- Provided data:
··········
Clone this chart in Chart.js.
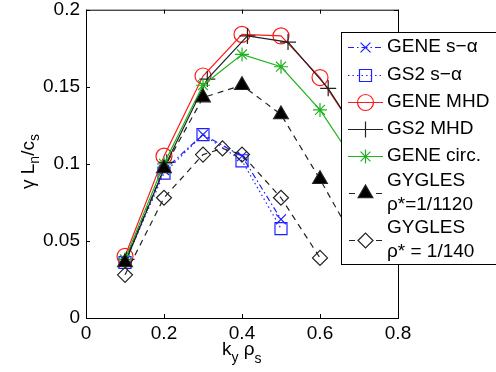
<!DOCTYPE html>
<html>
<head>
<meta charset="utf-8">
<script src="https://cdn.jsdelivr.net/npm/chart.js@4/dist/chart.umd.min.js"></script>
<style>
  html, body { margin: 0; padding: 0; background: #fff; }
  canvas { display: block; }
</style>
</head>
<body>
<canvas id="growth" width="496" height="372"></canvas>
<script>
// ---- data (k_y rho_s vs gamma L_n / c_s) ----
const kGene      = [0.1, 0.2, 0.3, 0.4, 0.5, 0.6, 0.7];
const kSalpha    = [0.1, 0.2, 0.3, 0.4, 0.5];
const kGs2       = [0.104, 0.207, 0.311, 0.414, 0.518, 0.621, 0.725];
const kGygles140 = [0.1, 0.2, 0.3, 0.35, 0.4, 0.5, 0.6];

const geneSalpha = [0.037, 0.096, 0.119, 0.105, 0.064];
const gs2Salpha  = [0.036, 0.094, 0.119, 0.102, 0.058];
const geneMhd    = [0.040, 0.105, 0.157, 0.184, 0.183, 0.156, 0.118];
const gs2Mhd     = [0.038, 0.101, 0.155, 0.183, 0.179, 0.149, 0.108];
const geneCirc   = [0.038, 0.100, 0.151, 0.171, 0.163, 0.135, 0.097];
const gygles1120 = [0.036, 0.097, 0.143, 0.151, 0.132, 0.090, 0.045];
const gygles140  = [0.028, 0.078, 0.106, 0.110, 0.106, 0.078, 0.039];

const xTicks = [0, 0.2, 0.4, 0.6, 0.8];
const yTicks = [0, 0.05, 0.1, 0.15, 0.2];

const BLUE = "#1f1fff", RED = "#ff1a1a", BLACK = "#222", GREEN = "#1fb31f";
const FONT = "'Liberation Sans', Arial, sans-serif";

const pts = (xs, ys) => xs.map((x, i) => ({ x, y: ys[i] }));

function series(label, xs, ys, color, dash, style, radius, fill) {
  return {
    label,
    data: pts(xs, ys),
    borderColor: color,
    borderWidth: 1.2,
    borderDash: dash,
    pointStyle: style,
    pointRadius: radius,
    pointBorderColor: color,
    pointBackgroundColor: fill || "rgba(0,0,0,0)",
    pointBorderWidth: 1.2,
    tension: 0
  };
}

const datasets = [
  series(["GENE s\u2212\u03b1"], kSalpha, geneSalpha, BLUE, [6, 3, 1.5, 3], "crossRot", 7),
  series(["GS2 s\u2212\u03b1"], kSalpha, gs2Salpha, BLUE, [1.5, 3], "rect", 8.5),
  series(["GENE MHD"], kGene, geneMhd, RED, [], "circle", 8),
  series(["GS2 MHD"], kGs2, gs2Mhd, BLACK, [], "cross", 8),
  series(["GENE circ."], kGene, geneCirc, GREEN, [], "star", 7),
  series(["GYGLES", "\u03c1*=1/1120"], kGene, gygles1120, BLACK, [6, 5], "triangle", 8.5, "#000"),
  series(["GYGLES", "\u03c1* = 1/140"], kGygles140, gygles140, BLACK, [6, 5], "rectRot", 7.5)
];
// later series drawn on top (matlab order)
datasets.forEach((d, i) => { d.order = datasets.length - i; });

// ---- box, inward ticks, axis titles and the boxed legend ----
const frame = {
  id: "frame",
  afterDatasetsDraw(chart) {
    const { ctx, chartArea: a, scales: { x, y } } = chart;
    ctx.save();
    ctx.strokeStyle = "#000";
    ctx.lineWidth = 1;
    ctx.setLineDash([]);
    ctx.strokeRect(a.left + 0.5, a.top + 0.5, a.right - a.left, a.bottom - a.top);
    ctx.beginPath();
    xTicks.forEach(v => {
      const px = Math.round(x.getPixelForValue(v)) + 0.5;
      ctx.moveTo(px, a.bottom); ctx.lineTo(px, a.bottom - 4);
      ctx.moveTo(px, a.top); ctx.lineTo(px, a.top + 4);
    });
    yTicks.forEach(v => {
      const py = Math.round(y.getPixelForValue(v)) + 0.5;
      ctx.moveTo(a.left, py); ctx.lineTo(a.left + 4, py);
      ctx.moveTo(a.right, py); ctx.lineTo(a.right - 4, py);
    });
    ctx.stroke();
    ctx.restore();
  },
  afterDraw(chart) {
    const { ctx } = chart;
    ctx.save();
    ctx.fillStyle = "#000";
    ctx.textBaseline = "alphabetic";

    // x title: k_y rho_s
    let cx = 222;
    const put = (t, size, base) => {
      ctx.font = size + "px " + FONT;
      ctx.fillText(t, cx, base);
      cx += ctx.measureText(t).width;
    };
    put("k", 19, 355); put("y", 14, 362); put(" \u03c1", 19, 355); put("s", 14, 363);

    // y title: gamma L_n / c_s (rotated)
    ctx.translate(34, 189);
    ctx.rotate(-Math.PI / 2);
    cx = 0;
    const putR = (t, size, base) => {
      ctx.font = size + "px " + FONT;
      ctx.fillText(t, cx, base);
      cx += ctx.measureText(t).width;
    };
    putR("\u03b3 L", 19, 0); putR("n", 14, 5); putR("/c", 19, 0); putR("s", 14, 5);
    ctx.restore();

    // legend box
    ctx.save();
    ctx.fillStyle = "#fff";
    ctx.fillRect(341.5, 32.5, 170, 232);
    ctx.strokeStyle = "#000";
    ctx.lineWidth = 1;
    ctx.strokeRect(341.5, 32.5, 170, 232);

    const rows = [47, 75, 102, 129, 156, 193, 240];
    ctx.font = "19px " + FONT;
    chart.data.datasets.forEach((d, i) => {
      const ry = rows[i] + 0.5;
      ctx.strokeStyle = d.borderColor;
      ctx.lineWidth = d.borderWidth;
      ctx.beginPath();
      if (d.label.length > 1) {
        ctx.setLineDash([]);
        ctx.moveTo(349, ry); ctx.lineTo(355, ry);
        ctx.moveTo(376, ry); ctx.lineTo(382, ry);
      } else {
        ctx.setLineDash(d.borderDash);
        ctx.moveTo(348, ry); ctx.lineTo(383, ry);
      }
      ctx.stroke();
      ctx.setLineDash([]);
      ctx.fillStyle = d.pointBackgroundColor;
      ctx.strokeStyle = d.pointBorderColor;
      ctx.lineWidth = d.pointBorderWidth;
      Chart.helpers.drawPoint(ctx, {
        pointStyle: d.pointStyle, radius: d.pointRadius, rotation: 0, borderWidth: d.pointBorderWidth
      }, 365.5, ry);

      ctx.fillStyle = "#000";
      ctx.textBaseline = "middle";
      if (d.label.length > 1) {
        ctx.fillText(d.label[0], 387, rows[i] - 12);
        ctx.fillText(d.label[1], 387, rows[i] + 12);
      } else {
        ctx.fillText(d.label[0], 387, rows[i]);
      }
    });
    ctx.restore();
  }
};

const noPad = s => { s.paddingTop = 0; s.paddingBottom = 0; s.paddingLeft = 0; s.paddingRight = 0; };
const tickText = v => String(+Number(v).toFixed(2));

new Chart(document.getElementById("growth"), {
  type: "line",
  data: { datasets },
  options: {
    responsive: false,
    animation: false,
    devicePixelRatio: 1,
    layout: { padding: { left: 0, top: 8, right: 98, bottom: 0 } },
    plugins: { legend: { display: false }, tooltip: { enabled: false } },
    scales: {
      x: {
        type: "linear", min: 0, max: 0.8,
        afterBuildTicks: s => { s.ticks = xTicks.map(v => ({ value: v })); },
        afterFit: s => { s.height = 54; noPad(s); },
        grid: { display: false, drawTicks: false },
        border: { display: false },
        ticks: { color: "#000", padding: 4, font: { family: FONT, size: 19 }, maxRotation: 0, callback: tickText }
      },
      y: {
        type: "linear", min: 0, max: 0.2,
        afterBuildTicks: s => { s.ticks = yTicks.map(v => ({ value: v })); },
        afterFit: s => { s.width = 86; noPad(s); },
        grid: { display: false, drawTicks: false },
        border: { display: false },
        ticks: { color: "#000", padding: 6, font: { family: FONT, size: 19 }, callback: tickText }
      }
    }
  },
  plugins: [frame]
});
</script>
</body>
</html>
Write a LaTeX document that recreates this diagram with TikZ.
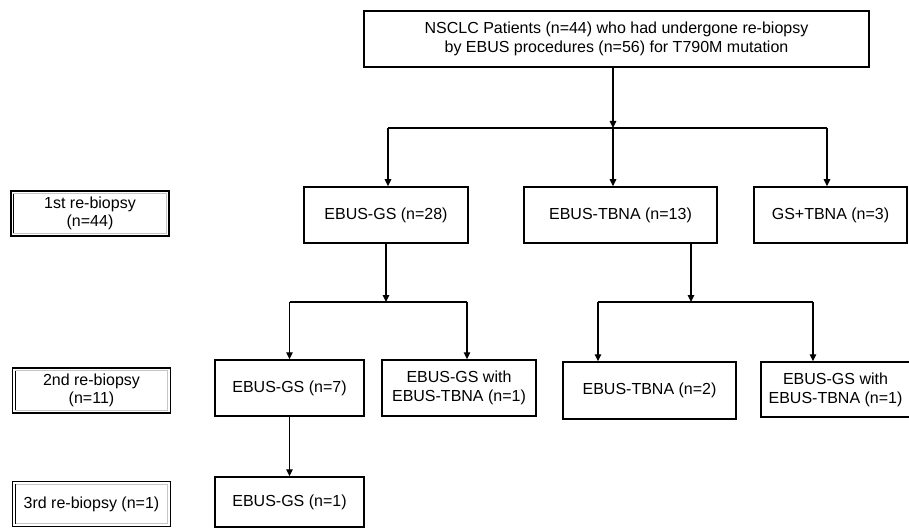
··········
All lines from the start of the entries through the one with "const kGygles140 = [0.1, 0.2, 0.3, 0.35, 0.4, 0.5, 0.6];" are to be output exactly; omit the pictures.

Clone this chart in Chart.js.
<!DOCTYPE html>
<html>
<head>
<meta charset="utf-8">
<script src="https://cdn.jsdelivr.net/npm/chart.js@4/dist/chart.umd.min.js"></script>
<style>
  html, body { margin: 0; padding: 0; background: #fff; }
  canvas { display: block; }
</style>
</head>
<body>
<canvas id="growth" width="496" height="372"></canvas>
<script>
// ---- data (k_y rho_s vs gamma L_n / c_s) ----
const kGene      = [0.1, 0.2, 0.3, 0.4, 0.5, 0.6, 0.7];
const kSalpha    = [0.1, 0.2, 0.3, 0.4, 0.5];
const kGs2       = [0.104, 0.207, 0.311, 0.414, 0.518, 0.621, 0.725];
const kGygles140 = [0.1, 0.2, 0.3, 0.35, 0.4, 0.5, 0.6];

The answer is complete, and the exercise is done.